I agree with @mom24kids. This is very dangerous and I cant believe that the doctors authorize one publication like this. I have MG and the surgery is not a miracle for the most part of the patients.


allentacey
@allentacey

Posts: 5
Joined: Jan 02, 2017
Posted by @allentacey, Mon, Jan 2 5:14pm

85% of MGers helped by a thymectomy isn’t to be credited to robotic surgery but “most part” is not credible by proof of the facts as most of us are satisfied.


allentacey
@allentacey

Posts: 5
Joined: Jan 02, 2017
Posted by @allentacey, Mon, Jan 2 5:01pm

I am very educated in Myasthenia Gravis, its affects, its treatments. I was first “taught” MG by Dr David Kaufman a Neuro-Obpthalmologist who instructs Neuologists Myasthenia Gravis. He started me on a high dose of Prednisone and two weeks later my symptoms changed the MG ones more pronounced.

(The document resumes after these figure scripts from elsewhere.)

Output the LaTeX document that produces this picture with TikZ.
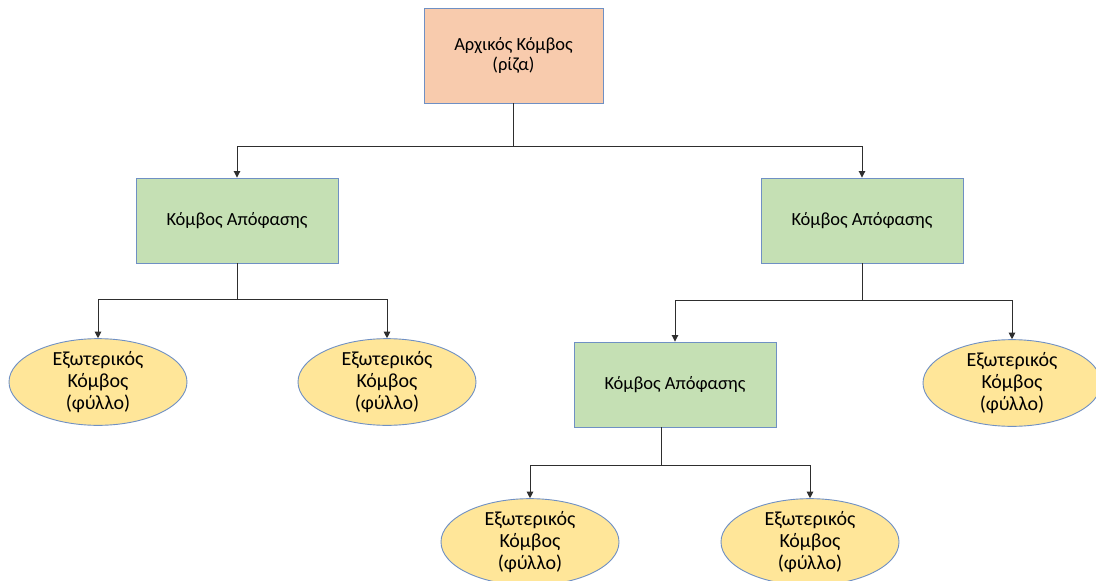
\documentclass[tikz,border=0pt]{standalone}
\usepackage{fontspec}
\setmainfont{Carlito}
\usetikzlibrary{shapes.geometric,arrows.meta}
\definecolor{rootfill}{HTML}{F8CBAD}
\definecolor{decfill}{HTML}{C5E0B4}
\definecolor{leaffill}{HTML}{FFE699}
\definecolor{edgeblue}{HTML}{6F90C4}
\definecolor{wire}{HTML}{2E2E2E}
\tikzset{
  rootbox/.style={draw=edgeblue, line width=0.9pt, fill=rootfill, rectangle,
    minimum width=179pt, minimum height=95pt, inner sep=0pt, align=center,
    font=\fontsize{18.5}{20}\selectfont},
  decbox/.style={draw=edgeblue, line width=0.9pt, fill=decfill, rectangle,
    minimum width=202pt, minimum height=85pt, inner sep=0pt, align=center,
    font=\fontsize{18.5}{21}\selectfont},
  leaf/.style={draw=edgeblue, line width=0.9pt, fill=leaffill, ellipse,
    minimum width=178pt, minimum height=80pt, inner sep=0pt, align=center,
    font=\fontsize{20}{22}\selectfont},
  wireline/.style={draw=wire, line width=0.9pt},
  arrowline/.style={wireline, -{Triangle[length=6.5pt,width=6.5pt]}},
}
\begin{document}
\begin{tikzpicture}[x=1pt,y=-1pt]
\useasboundingbox (0,0) rectangle (1096,581);
\fill[white] (0,0) rectangle (1096,581);

% nodes of the tree
\node[rootbox] (root) at (513.5,55.5) {Αρχικός Κόμβος\\(ρίζα)};
\node[decbox] (d1) at (237,220.5) {Κόμβος Απόφασης};
\node[decbox] (d2) at (862,220.5) {Κόμβος Απόφασης};
\node[decbox] (d3) at (675,384.5) {Κόμβος Απόφασης};
\node[leaf] (l1) at (98,382) {Εξωτερικός\\Κόμβος\\(φύλλο)};
\node[leaf] (l2) at (387,382) {Εξωτερικός\\Κόμβος\\(φύλλο)};
\node[leaf] (l3) at (1012,383) {Εξωτερικός\\Κόμβος\\(φύλλο)};
\node[leaf] (l4) at (530,542) {Εξωτερικός\\Κόμβος\\(φύλλο)};
\node[leaf] (l5) at (810,542) {Εξωτερικός\\Κόμβος\\(φύλλο)};

% branch points
\coordinate (b0) at (513.5,146);
\coordinate (b1) at (237,299);
\coordinate (b2) at (862,300);
\coordinate (b3) at (661,465);

% connectors
\draw[wireline] (root.south) -- (b0);
\draw[arrowline] (b0) -| (d1.north);
\draw[arrowline] (b0) -| (d2.north);

\draw[wireline] (d1.south) -- (b1);
\draw[arrowline] (b1) -| (l1.north);
\draw[arrowline] (b1) -| (l2.north);

\draw[wireline] (d2.south) -- (b2);
\draw[arrowline] (b2) -| (d3.north);
\draw[arrowline] (b2) -| (l3.north);

\draw[wireline] (b3 |- d3.south) -- (b3);
\draw[arrowline] (b3) -| (l4.north);
\draw[arrowline] (b3) -| (l5.north);
\end{tikzpicture}
\end{document}
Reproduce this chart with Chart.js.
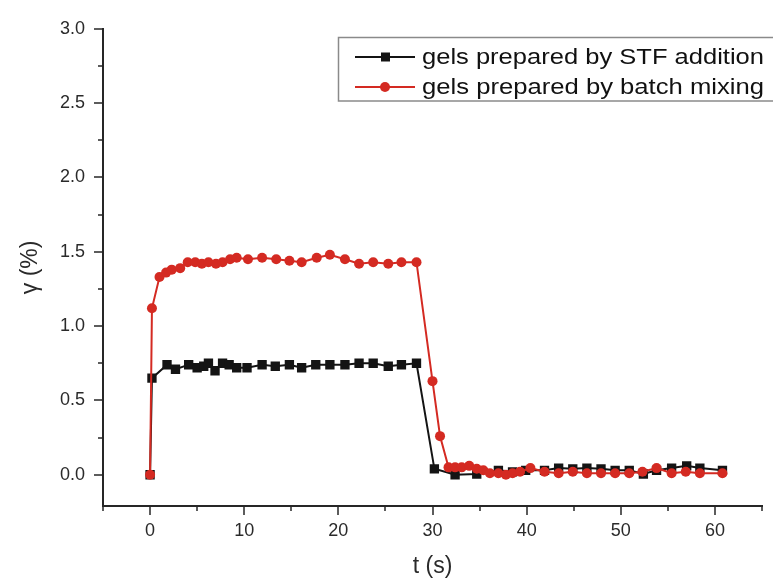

At my scheduled second week at a 20mg lower dose of Prednisone, 40mgs, then he started me on Mestinon one tablet every four hours. I was briefly hospitalized to stabilize Myasthenia Gravis by reducing the high dose of prednisone and increasing the Mestinon which “cured” my extreme double vision on the first tablet! That hospital is where I found Dr Raina Ernstoff which I didn’t know was the Chair of the MSAB/MGFA ( the year was1997). Dr Ernstoff positively diagnosed my Myasthenia Gravis and scheduled a Full Sternal Thymectomy which involved getting all thymic material. Three days after the thymectomy I was sent home, (standard practice) in MI where before I rested I walked a 1/4 mile! I gradually reduced Mestinon and Prednisone as the brand name Imuran 50mg taken 3 times a day with all three meals took effect. December 17, 2001 I was taken off all MG Medication when a gall stone tried its best to kill me. Fifteen years later I am in drug induced remission needing a half tablet of Mestinon only because I have been on a therapeutic dose of Bactrim Ds 800-160mgs since January 20, 2012. The doctor who “invented” VAS Robotic Thymectomy Surgery kept meticulous records reports robotic surgery is up to 15% less effective with regular reports for 2 years. All of the Thymectomy Trials require a Full Sternal Thymectomy, including the most “recently” completed sucessful Study. My question is why do you support the least effective surgery? I have been through over 20 surgeries and felt a Thymectomy hurts a lot less than my knee surgery? I hope this helps!!


Joyitl
@joyitl

Posts: 1
Joined: Oct 23, 2012
Posted by @joyitl, Wed, Jan 4 12:34pm

I’ve been in remission (?) from MG for about 6 years. I have been treated with ivIG from the beginning, receiving it now every 8 weeks; I added Mestinon 6 months after diagnosis. I am positive for the antibodies and had general weakness as well as difficulty swallowing. My doctor didn’t suggest the surgery because of my age at diagnosis (49) and no tumor. I agree that it is irresponsible of MAYO Clinic to write this as if it’s a remedy for anyone with MG. Every patient with a neuromuscular disease is slightly different and responds differently to treatments. Which is exactly why insurance companies need to realize this and cover patients who respond well to ivIG. Mayo does a disservice to the MG community who already fights the daily battle of misinformed and poorly educated physicians on this disease.